"Homme sans honneur", "minable", devenu la "honte" du Parti socialiste après avoir subi une "déchéance de crédibilité" : en annonçant qu'il voterait pour Emmanuel Macron à la présidentielle, Manuel Valls s'est attiré les foudres d'une grande partie de sa famille politique. L'ancien Premier ministre devait s'y attendre. Lui qui avait critiqué vertement les ambitions personnelles du fondateur d'En Marche!, lui qui avait promis de se ranger sagement derrière Benoît Hamon, incontestable vainqueur de la primaire de la gauche, vient d'opérer un demi-tour tonitruant. Si elle lui coûte beaucoup politiquement, Manuel Valls espère bien que cette décision lui rapportera au moins autant.
Rempart contre le FN. Officiellement, ce ralliement n'en est pas un. "C'est une prise de position responsable", a justifié le perdant de la primaire sur BFM TV mercredi matin. "Je pense qu'il ne faut prendre aucun risque pour la République." Selon celui qui ne participera pas à la campagne d'Emmanuel Macron, le fondateur d'En Marche! est simplement le mieux placé, à gauche, pour faire barrage à Marine Le Pen.
L'argument n'a rien d'étonnant dans la bouche de Manuel Valls, viscéralement opposé au Front national. Fils d'un républicain catalan, l'ancien Premier ministre a toujours fait de ce combat une priorité. Farouche partisan du front républicain en cas de deuxième tour droite/FN, il s'était illustré, lors des régionales 2015, par ses paroles très dures contre le parti de Marine Le Pen. Dans ce contexte, voter pour un Emmanuel Macron qui semble mieux placé pour se qualifier au second tour contre la présidente du Front national, plutôt que pour un Benoît Hamon désormais placé quatrième dans les sondages, n'est pas complètement illogique.
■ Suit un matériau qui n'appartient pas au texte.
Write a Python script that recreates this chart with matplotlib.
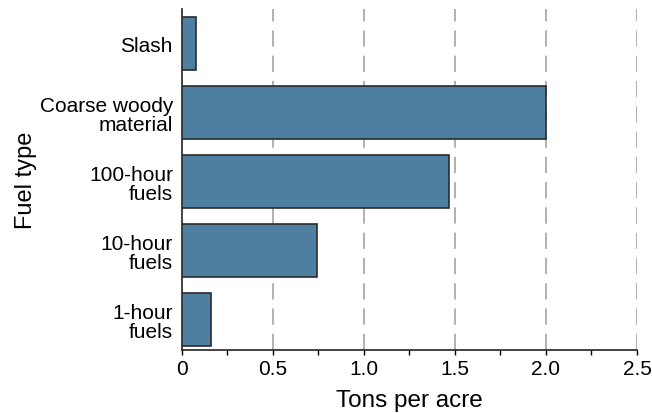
import matplotlib
matplotlib.use("Agg")
import matplotlib.pyplot as plt
from matplotlib.ticker import MultipleLocator

plt.rcParams['font.family'] = ['Liberation Sans', 'DejaVu Sans']

categories = ["1-hour\nfuels", "10-hour\nfuels", "100-hour\nfuels", "Coarse woody\nmaterial", "Slash"]
values = [0.16, 0.74, 1.465, 2.0, 0.077]
xticks = [0, 0.5, 1.0, 1.5, 2.0, 2.5]
xticklabels = ["0", "0.5", "1.0", "1.5", "2.0", "2.5"]

fig = plt.figure(figsize=(6.52, 4.14), dpi=100)
ax = fig.add_axes([0.279, 0.152, 0.698, 0.824])

ax.barh(range(len(categories)), values, height=0.77, color="#4e7fa0",
        edgecolor="#2b2b2b", linewidth=1.2, zorder=3)
ax.set_yticks(range(len(categories)))
ax.set_yticklabels(categories, fontsize=15, linespacing=1.05)
ax.tick_params(axis='y', length=0, pad=6.5)
ax.set_ylim(-0.44, 4.5)
ax.set_xlim(0, 2.5)
ax.set_xticks(xticks)
ax.set_xticklabels(xticklabels, fontsize=15)
ax.xaxis.set_minor_locator(MultipleLocator(0.25))
ax.tick_params(axis='x', which='major', length=3.5, width=1, direction='out', pad=3)
ax.tick_params(axis='x', which='minor', length=3.5, width=1, direction='out')
for x in xticks[1:]:
    ax.axvline(x, color="#aaaaaa", linestyle=(0, (9, 5)), linewidth=1.3, zorder=1)
for s in ["top", "right"]:
    ax.spines[s].set_visible(False)
for s in ["left", "bottom"]:
    ax.spines[s].set_linewidth(1.2)
    ax.spines[s].set_color("#222222")
ax.set_xlabel("Tons per acre", fontsize=17.5, labelpad=8)
ax.set_ylabel("Fuel type", fontsize=17)
ax.yaxis.set_label_coords(-0.318, 0.5)

fig.savefig("out.png", dpi=100)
Peser dans la future majorité... Mais ce choix relève aussi du calcul politique. Certes, Manuel Valls assure qu'il "ne demande rien" en échange de son vote pour Emmanuel Macron. Cela ne l'empêche pas de penser déjà aux prochaines législatives. "La responsabilité des réformistes est de participer à une majorité cohérente", a-t-il glissé. Autrement dit, l'ancien Premier ministre compte bien peser dans cette future majorité en cas de victoire du candidat En Marche!.
" La responsabilité des réformistes est de participer à une majorité cohérente. "
…Mais ce n'est pas gagné. À première vue, cela semble compliqué. Emmanuel Macron, qui avait déjà prévenu qu'il n'avait "pas ouvert une maison d'hôtes" après les premières rumeurs de ralliement de Manuel Valls, a "remercié" l'ancien Premier ministre de son soutien tout en maintenant la porte bien fermée. "Je serai le garant du renouvellement des visages, des pratiques", a-t-il réaffirmé sur Europe 1 mercredi matin. Pas question de gouverner avec l'homme du 49.3, qui porte le poids de l'héritage du quinquennat et a cristallisé une opposition de gauche.
Pour les législatives aussi, le ton est très ferme. Mardi, le fondateur d'En Marche! a prévenu que tous candidats désireux d'être investis, à l'exception de ceux appartenant au MoDem, devraient "se rattacher politique et administrativement à [sa] majorité présidentielle", et ne pourraient donc pas bénéficier de l'étiquette d'un autre parti. Or, Manuel Valls n'a pas quitté le PS et n'envisage pas non plus d'en être exclu. "Moi ? Par ceux qui n'ont respecté aucune règle pendant cinq ans ? Il est assez drôle de recevoir des leçons de trahison de ceux qui ont voulu faire voter des motions de censure contre leur propre gouvernement."
Anticiper une "recomposition politique". Si l'ancien Premier ministre ne perd pas espoir de reprendre la main et de se tailler une place de choix dans la prochaine majorité, c'est qu'il anticipe que, bon gré mal gré, Emmanuel Macron devra mettre de l'eau dans son vin. L'ancien ministre de l'Économie vise une "recomposition politique" qui rassemblerait les "bonnes volontés" de droite comme de gauche. Entreprise difficile, veut-on croire dans l'entourage de Valls, sans élus déjà connus, politiquement identifiés et disposant de soutiens.
Ce pourrait être là la chance de l'ancien Premier ministre, habitué à être relativement isolé au sein de son parti. Alors que le PS se déchire, une explosion du parti pourrait lui permettre de se positionner à la tête du courant "réformiste". Avec tout de même le risque, comme l'explique l'un de ses anciens partisans à Libération, de devenir "le petit chef d'un grand rien".